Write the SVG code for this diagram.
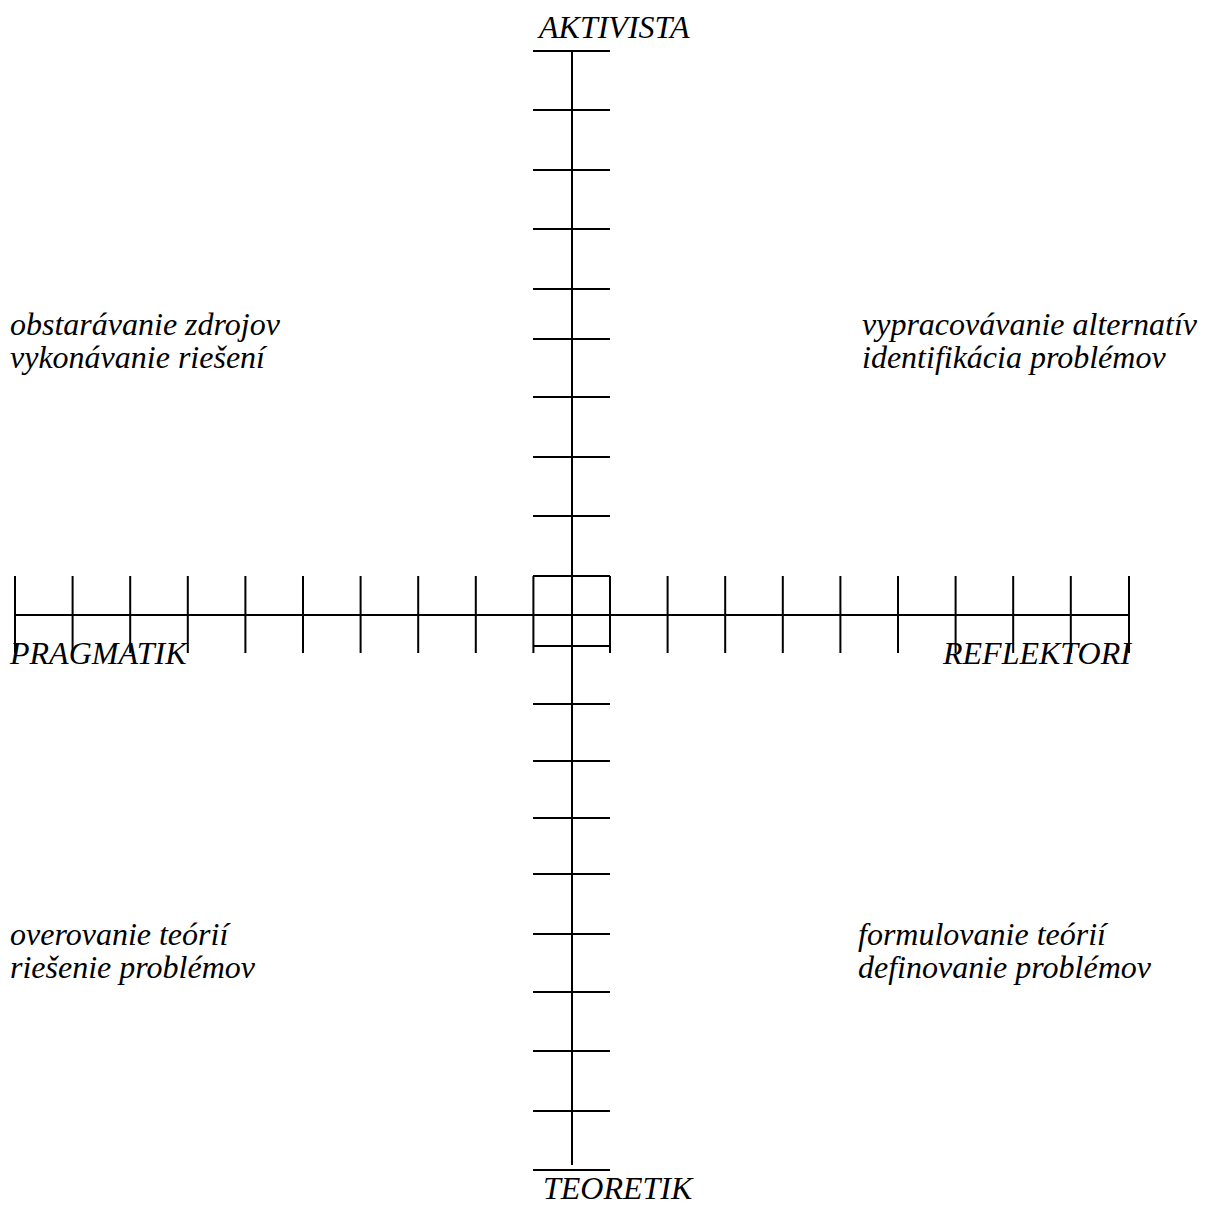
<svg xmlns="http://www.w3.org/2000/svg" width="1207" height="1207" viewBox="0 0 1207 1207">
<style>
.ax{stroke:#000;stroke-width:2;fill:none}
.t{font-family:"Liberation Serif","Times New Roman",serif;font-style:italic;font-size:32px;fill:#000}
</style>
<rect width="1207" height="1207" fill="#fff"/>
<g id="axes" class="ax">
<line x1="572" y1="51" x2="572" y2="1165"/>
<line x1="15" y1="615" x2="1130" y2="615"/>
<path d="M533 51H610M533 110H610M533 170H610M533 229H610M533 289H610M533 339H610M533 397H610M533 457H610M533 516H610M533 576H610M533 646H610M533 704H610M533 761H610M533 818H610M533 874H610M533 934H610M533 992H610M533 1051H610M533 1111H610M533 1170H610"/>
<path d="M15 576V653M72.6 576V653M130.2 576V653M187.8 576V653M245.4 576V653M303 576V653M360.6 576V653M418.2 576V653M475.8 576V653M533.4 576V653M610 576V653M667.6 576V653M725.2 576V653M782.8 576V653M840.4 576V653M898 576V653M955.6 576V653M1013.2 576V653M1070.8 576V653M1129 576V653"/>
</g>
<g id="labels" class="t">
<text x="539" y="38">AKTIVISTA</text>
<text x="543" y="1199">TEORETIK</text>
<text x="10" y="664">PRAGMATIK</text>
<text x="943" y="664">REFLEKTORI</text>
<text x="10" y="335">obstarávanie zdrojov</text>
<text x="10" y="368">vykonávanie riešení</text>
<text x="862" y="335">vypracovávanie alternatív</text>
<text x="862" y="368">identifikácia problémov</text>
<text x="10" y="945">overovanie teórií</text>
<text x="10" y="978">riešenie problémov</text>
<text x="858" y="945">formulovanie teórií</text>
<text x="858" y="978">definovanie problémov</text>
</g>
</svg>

> _Aim of the task_: Repeat verbatim all the material, but not the pictures.

> _Response_:
Write the SVG code for this diagram.
<svg xmlns="http://www.w3.org/2000/svg" width="1207" height="1207" viewBox="0 0 1207 1207">
<style>
.ax{stroke:#000;stroke-width:2;fill:none}
.t{font-family:"Liberation Serif","Times New Roman",serif;font-style:italic;font-size:32px;fill:#000}
</style>
<rect width="1207" height="1207" fill="#fff"/>
<g id="axes" class="ax">
<line x1="572" y1="51" x2="572" y2="1165"/>
<line x1="15" y1="615" x2="1130" y2="615"/>
<path d="M533 51H610M533 110H610M533 170H610M533 229H610M533 289H610M533 339H610M533 397H610M533 457H610M533 516H610M533 576H610M533 646H610M533 704H610M533 761H610M533 818H610M533 874H610M533 934H610M533 992H610M533 1051H610M533 1111H610M533 1170H610"/>
<path d="M15 576V653M72.6 576V653M130.2 576V653M187.8 576V653M245.4 576V653M303 576V653M360.6 576V653M418.2 576V653M475.8 576V653M533.4 576V653M610 576V653M667.6 576V653M725.2 576V653M782.8 576V653M840.4 576V653M898 576V653M955.6 576V653M1013.2 576V653M1070.8 576V653M1129 576V653"/>
</g>
<g id="labels" class="t">
<text x="539" y="38">AKTIVISTA</text>
<text x="543" y="1199">TEORETIK</text>
<text x="10" y="664">PRAGMATIK</text>
<text x="943" y="664">REFLEKTORI</text>
<text x="10" y="335">obstarávanie zdrojov</text>
<text x="10" y="368">vykonávanie riešení</text>
<text x="862" y="335">vypracovávanie alternatív</text>
<text x="862" y="368">identifikácia problémov</text>
<text x="10" y="945">overovanie teórií</text>
<text x="10" y="978">riešenie problémov</text>
<text x="858" y="945">formulovanie teórií</text>
<text x="858" y="978">definovanie problémov</text>
</g>
</svg>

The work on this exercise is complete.